Over kill for sure. But an option available if wanted. Most will never get dirt on them and will never ever under any circumstance be run on anything but paved road.
Knowing how to use 2 WD with proper tires / pressure most seasoned off roaders could put even an intermediate driver in a 4X4 to shame. Snow in our part of the world proves this. I would love to see the faces of some of the people who are novices in some of your off road parks in a vehicle with an expert driver.
From the time we moved onto our acreage which is fairly flat I am wwwwwaaaaaayyyyyy more comfortable running my equipment. This past winter we had more snow than ever and is the first year I did not have to fire up another tractor to pull myself out of being stuck. Experience matters apparently.
A couple of years ago I purchased a 4010 with loader and mower. Within a couple of weeks owning it I soon found it was not for our acreage / lifestyle. Too big and heavy for mowing. Rad screen constantly plugged.
Sold it to my neighbor who also has a Z-turn and it fits him exactly.

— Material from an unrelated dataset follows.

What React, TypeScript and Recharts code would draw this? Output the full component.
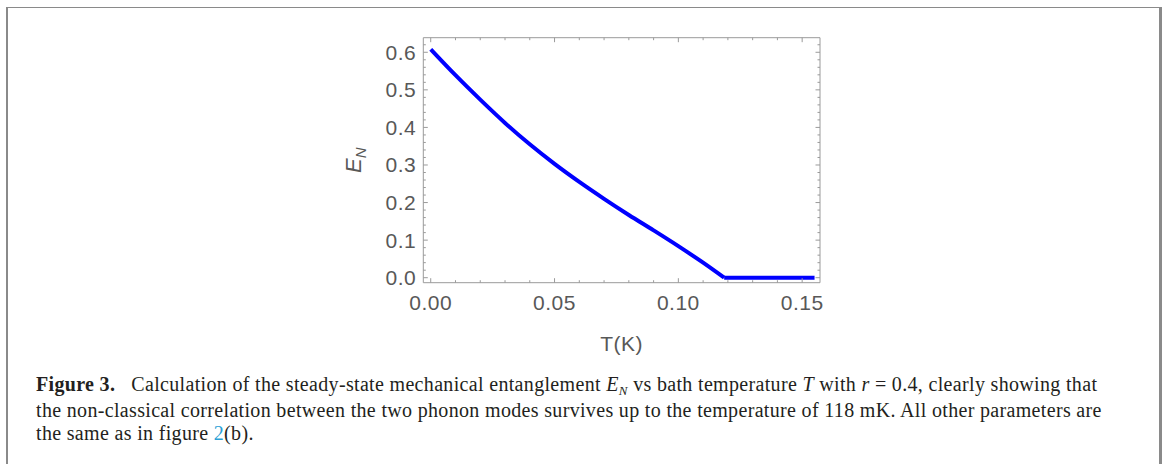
import React from "react";
import { Label, Line, LineChart, XAxis, YAxis } from "recharts";

// E_N vs bath temperature
const temperature = [0, 0.01, 0.02, 0.03, 0.04, 0.05, 0.06, 0.07, 0.08, 0.09, 0.1, 0.11, 0.1185, 0.155];
const entanglement = [0.608, 0.539, 0.474, 0.412, 0.355, 0.303, 0.255, 0.210, 0.167, 0.126, 0.084, 0.040, 0, null];
// after ~118 mK the entanglement stays at zero
const entanglementZero = [null, null, null, null, null, null, null, null, null, null, null, null, 0, 0];

const xMajorTicks = [0, 0.05, 0.1, 0.15];
const xMajorLabels = ["0.00", "0.05", "0.10", "0.15"];
const xMinorTicks = [0.01, 0.02, 0.03, 0.04, 0.06, 0.07, 0.08, 0.09, 0.11, 0.12, 0.13, 0.14];

const yMajorTicks = [0, 0.1, 0.2, 0.3, 0.4, 0.5, 0.6];
const yMajorLabels = ["0.0", "0.1", "0.2", "0.3", "0.4", "0.5", "0.6"];
const yMinorTicks = [
  0.02, 0.04, 0.06, 0.08, 0.12, 0.14, 0.16, 0.18, 0.22, 0.24, 0.26, 0.28, 0.32, 0.34, 0.36, 0.38,
  0.42, 0.44, 0.46, 0.48, 0.52, 0.54, 0.56, 0.58, 0.62,
];

const data = temperature.map((t, i) => ({ t, en: entanglement[i], zero: entanglementZero[i] }));

const FRAME = "#9a9a9a";
const TEXT = "#585858";
const FONT = "'Liberation Sans', Arial, sans-serif";

function labelFor(v: number, majors: number[], labels: string[]) {
  const i = majors.findIndex((m) => Math.abs(m - v) < 1e-9);
  return i >= 0 ? labels[i] : null;
}

function makeTick(side: "bottom" | "top" | "left" | "right") {
  return (props: any) => {
    const { x, y, payload } = props;
    const isX = side === "bottom" || side === "top";
    const label = isX
      ? labelFor(payload.value, xMajorTicks, xMajorLabels)
      : labelFor(payload.value, yMajorTicks, yMajorLabels);
    const len = label ? 4.5 : 2.5;
    let line;
    if (side === "bottom") line = <line x1={x} x2={x} y1={y} y2={y - len} stroke={FRAME} />;
    else if (side === "top") line = <line x1={x} x2={x} y1={y} y2={y + len} stroke={FRAME} />;
    else if (side === "left") line = <line x1={x} x2={x + len} y1={y} y2={y} stroke={FRAME} />;
    else line = <line x1={x} x2={x - len} y1={y} y2={y} stroke={FRAME} />;
    return (
      <g>
        {line}
        {label && side === "bottom" && (
          <text x={x} y={y + 27.5} textAnchor="middle" fill={TEXT} fontSize={21} fontFamily={FONT} letterSpacing={0.5}>
            {label}
          </text>
        )}
        {label && side === "left" && (
          <text x={x - 7} y={y + 7.5} textAnchor="end" fill={TEXT} fontSize={21} fontFamily={FONT} letterSpacing={0.5}>
            {label}
          </text>
        )}
      </g>
    );
  };
}

const xLabel = (props: any) => {
  const vb = props.viewBox;
  return (
    <text x={vb.x + vb.width / 2} y={351} textAnchor="middle" fill={TEXT} fontSize={21} fontFamily={FONT} letterSpacing={0.5}>
      T(K)
    </text>
  );
};

const yLabel = (props: any) => {
  const vb = props.viewBox;
  const cy = vb.y + vb.height / 2;
  return (
    <text transform={`translate(361, ${cy}) rotate(-90)`} textAnchor="middle" fill={TEXT} fontSize={22} fontFamily={FONT}>
      <tspan fontStyle="italic">E</tspan>
      <tspan fontStyle="italic" fontSize={15} dy={5}>N</tspan>
    </text>
  );
};

export default function App() {
  const allX = [...xMajorTicks, ...xMinorTicks].sort((a, b) => a - b);
  const allY = [...yMajorTicks, ...yMinorTicks].sort((a, b) => a - b);
  return (
    <div style={{ position: "absolute", left: 0, top: 0, width: 1163, height: 464, background: "#fff", overflow: "hidden" }}>
      <div
        style={{
          position: "absolute",
          left: 6,
          top: 7,
          width: 1151,
          height: 470,
          borderTop: "1px solid #8a8a8a",
          borderLeft: "2px solid #8a8a8a",
          borderRight: "3px solid #8a8a8a",
        }}
      />
      <div style={{ position: "absolute", left: 0, top: 0 }}>
        <LineChart width={1163} height={360} data={data} margin={{ top: 27.7, right: 333, bottom: 7.3, left: 363.3 }}>
          <XAxis
            xAxisId="b"
            dataKey="t"
            type="number"
            domain={[-0.003, 0.1572]}
            allowDataOverflow
            ticks={allX}
            interval={0}
            tickSize={0}
            tickMargin={0}
            tickLine={false}
            axisLine={{ stroke: FRAME }}
            tick={makeTick("bottom")}
            height={70}
          >
            <Label content={xLabel} />
          </XAxis>
          <XAxis
            xAxisId="t"
            orientation="top"
            dataKey="t"
            type="number"
            domain={[-0.003, 0.1572]}
            allowDataOverflow
            ticks={allX}
            interval={0}
            tickSize={0}
            tickMargin={0}
            tickLine={false}
            axisLine={{ stroke: FRAME }}
            tick={makeTick("top")}
            height={10}
          />
          <YAxis
            yAxisId="l"
            type="number"
            domain={[-0.0133, 0.6388]}
            allowDataOverflow
            ticks={allY}
            interval={0}
            tickSize={0}
            tickMargin={0}
            tickLine={false}
            axisLine={{ stroke: FRAME }}
            tick={makeTick("left")}
            width={60}
          >
            <Label content={yLabel} />
          </YAxis>
          <YAxis
            yAxisId="r"
            orientation="right"
            type="number"
            domain={[-0.0133, 0.6388]}
            allowDataOverflow
            ticks={allY}
            interval={0}
            tickSize={0}
            tickMargin={0}
            tickLine={false}
            axisLine={{ stroke: FRAME }}
            tick={makeTick("right")}
            width={10}
          />
          <Line
            xAxisId="b"
            yAxisId="l"
            dataKey="en"
            type="monotone"
            stroke="#0000ff"
            strokeWidth={4}
            dot={false}
            isAnimationActive={false}
          />
          <Line
            xAxisId="b"
            yAxisId="l"
            dataKey="zero"
            type="linear"
            stroke="#0000ff"
            strokeWidth={4}
            dot={false}
            isAnimationActive={false}
          />
        </LineChart>
      </div>
      <div
        style={{
          position: "absolute",
          left: 36,
          top: 373,
          fontFamily: "'Liberation Serif', 'Times New Roman', serif",
          fontSize: 20,
          letterSpacing: 0.33,
          lineHeight: "23.5px",
          color: "#231f20",
          whiteSpace: "nowrap",
        }}
      >
        <div>
          <b>Figure 3.</b>&nbsp;&nbsp; Calculation of the steady-state mechanical entanglement <i>E</i>
          <span style={{ fontSize: 13, position: "relative", top: 4 }}>
            <i>N</i>
          </span>{" "}
          vs bath temperature <i>T</i> with <i>r</i> = 0.4, clearly showing that
        </div>
        <div>
          the non-classical correlation between the two phonon modes survives up to the temperature of 118 mK. All other parameters are
        </div>
        <div>
          the same as in figure <span style={{ color: "#2a9fd6" }}>2</span>(b).
        </div>
      </div>
    </div>
  );
}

We got our driveway paved this summer so will need to check out chains and turfs still or lug tires.
Just a side note that it was paved very poorly and has already been repaired by another company. This company works both in the U.S. and Canada. Would i use them again? Not a hope! If you are thinking of asphalt feel free to PM me and i will supply you their name.
When lawn / garden tractors first came out they bear no resemblance to today's models. Tires pretty much same thing. And yet when they were new what a revelation. No 4wd and very few options to improve them. No griping, no complaining, no blogs. Just learn how to use them and what their limitations were.
EM = MC/P (expectation must equal machine capability divided by patience)
I have a customer with a 12 hp tractor who has maintained a very nice 5 acre yard and large garden as well as blowing snow in the winter. She bought the setup new 25 or 30 years ago and has no problems with any of it.
 
#33 ·
I bought a Snapper Pro 52" hydro walkbehind mower, and decided to make it work year round by making up a 54" plow attachment for it. Works great, and I have complete control over the power going to each wheel. It doesn't have enough weight to do angled plowing in snow that's very deep, but as a snow-pusher (I also made some wings for the plow to hold more snow) it can keep pushing with the plow completely filled and spilling over the top and both sides.

It works so well, I've bought another walkbehind (Husqvarna 52" hydro) and have started making a broom attachment for it.